Bem-vindos a "Vozes sobre o Anti-semitismo", uma série gratuita de podcasts produzidos pelo Museu Estadunidense Memorial do Holocausto. Meu nome é Daniel Greene. A cada duas semanas, convidamos um participante para refletir sobre as diversas maneiras em que o antissemitismo e o ódio afetam o mundo nos dias de hoje. Com vocês, a política e ativista Ayaan Hirsi Ali.
AYAAN HIRSI ALI:
Não me ensinaram [nada de bom sobre os judeus], e eu não via os judeus como gente. Para nós, eles eram demônios [Satan/Sheitan]. Quando criança, como eu não cresci em contato com judeus, tudo o que eu sabia sobre eles era produto da minha imaginação [alimentada pela propaganda anti-semita]. A maneira como os judeus eram descritos era sempre a de um ser com nariz grande, uma enorme cabeça careca, e no meio do crânio daquele Sheitan, daquele Satan judeu, havia um buraco através do qual saiam pequenos demônios, pequenos gênios do mal muito perversos, os quais ficavam nos induzindo a pecar e a nos distanciar de nossas obrigações para com Allah. Então, por exemplo, se em vez de ir rezar eu fosse brincar com os amigos, era porque um pequeno satã judeu tinha me induzido.

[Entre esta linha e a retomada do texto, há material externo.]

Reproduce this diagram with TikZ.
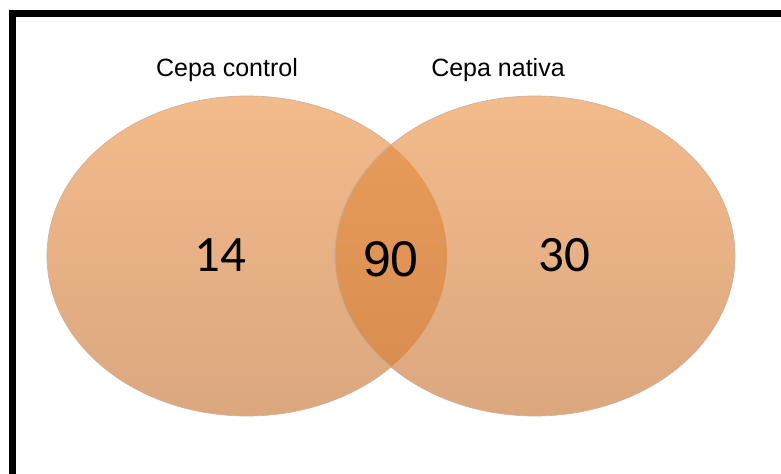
\documentclass[tikz,border=0pt]{standalone}
\usepackage{fontspec}
\setmainfont{Liberation Sans}
\newfontfamily\countfont{Carlito}
\usetikzlibrary{shapes.geometric}

\definecolor{setTop}{RGB}{243,187,139}
\definecolor{setBottom}{RGB}{219,167,127}
\definecolor{setEdge}{RGB}{170,115,75}
\definecolor{lensTop}{RGB}{234,158,92}
\definecolor{lensBottom}{RGB}{214,138,78}

\begin{document}
\begin{tikzpicture}
[x=1bp,y=-1bp,
  setDecorate/.style={shape=ellipse,minimum width=400bp,minimum height=320bp,
    inner sep=0pt,outer sep=0pt,top color=setTop,bottom color=setBottom,
    draw=setEdge!55,line width=0.7bp},%
  lensDecorate/.style={top color=lensTop,bottom color=lensBottom,
    draw=setEdge!60,line width=1bp},%
  titleDecorate/.style={anchor=base,font=\fontsize{25bp}{30bp}\selectfont},%
  countDecorate/.style={anchor=base,font=\fontsize{51bp}{60bp}\countfont}]
\useasboundingbox (0,0) rectangle (781,474);
%% frame
\draw[line width=7bp,line join=miter] (12.5,474) -- (12.5,13.5) -- (781,13.5);
%% the two sets
\node (control) at (247,256) [setDecorate] {};
\node (nativa) at (535,256) [setDecorate] {};
%% overlap
\begin{scope}
  \clip (control.center) ellipse [x radius=200, y radius=160];
  \path[lensDecorate] (nativa.center) ellipse [x radius=200, y radius=160];
\end{scope}
%% set names
\node (controlName) at (227,77) [titleDecorate] {Cepa control};
\node (nativaName) at (498,77) [titleDecorate] {Cepa nativa};
%% counts
\foreach \nodename/\x/\txt in {
  onlyControl/220/14, onlyNativa/564/30}
{
  \node (\nodename) at (\x,272) [countDecorate] {\txt};
}
\node (both) at (391,277) [anchor=base,font=\fontsize{50bp}{60bp}\selectfont] {90};
\end{tikzpicture}
\end{document}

Em 1992, eu cheguei nos Países Baixos. Um dia, eu estava caminhando pelas ruas de Antuérpia com um amigo, e ele disse: "Estamos no bairro judeu", e então eu congelei.
Eu disse: "O quê?"
Ele respondeu: "Estamos no bairro judeu".
E eu perguntei: "Tem judeuzinhos aqui?"
Ele respondeu: "Sim".
Então, perguntei: "Onde?"
Ele apontou para um grupo de pessoas e disse: "Aquele homem ali, por exemplo."
Então eu disse: "Um homem? Mas aquilo ali é só um homem. É um ser humano".
Posteriormente, tivemos aulas de introdução à história, e foi então que tomei conhecimento da Segunda Guerra Mundial, do Holocausto, dos campos de concentração, das câmaras de gás e de tudo o mais. Eu não fiquei apenas chocada com o que havia acontecido e com as estórias, mas também profundamente envergonhada porque na época – [eu estava no contexto holandês] – tudo tinha a ver com superar o que havia sido errado nos anos 30 e 40. Como os holandeses puderam mandar tanta gente [entregando-as aos nazistas] diretamente para a morte? Será que todo mundo é assim ou era só a psique alemã? Eu simplesmente fiquei calada, e envergonhada, pensando que se tivesse vivido nos anos 30, e crescido do jeito que cresci, acreditando que os judeus eram ruins, talvez também tivesse participado daquilo. Aliás, conheço muita gente que também teria participado.
Não há como competir com o islamismo radical, nem com a disseminação de ódio contra os judeus que ele traz consigo. O ódio contra os judeus não é algo que algumas pessoas espalham individualmente, mas é parte de uma política pública. Quero dizer, eu me lembro de quando morei na Arábia Saudita, e de como os judeus eram tratados na imprensa oficial, pela mídia oficial do estado: eles eram maus, entes que deviam ser odiados. Esta retórica é semelhante à dos nazistas, que me foi então apresentada [nas aulas de historia]: os judeus são entes [malévolos] que detêm o poder, que controlam a mente das pessoas, o dinheiro e a mídia, e [eles] conspiram para destruir o islã.
Acho que temos [a obrigação] de derrubar esta barreira e espalhar uma mensagem diferente, de esperança e humanidade.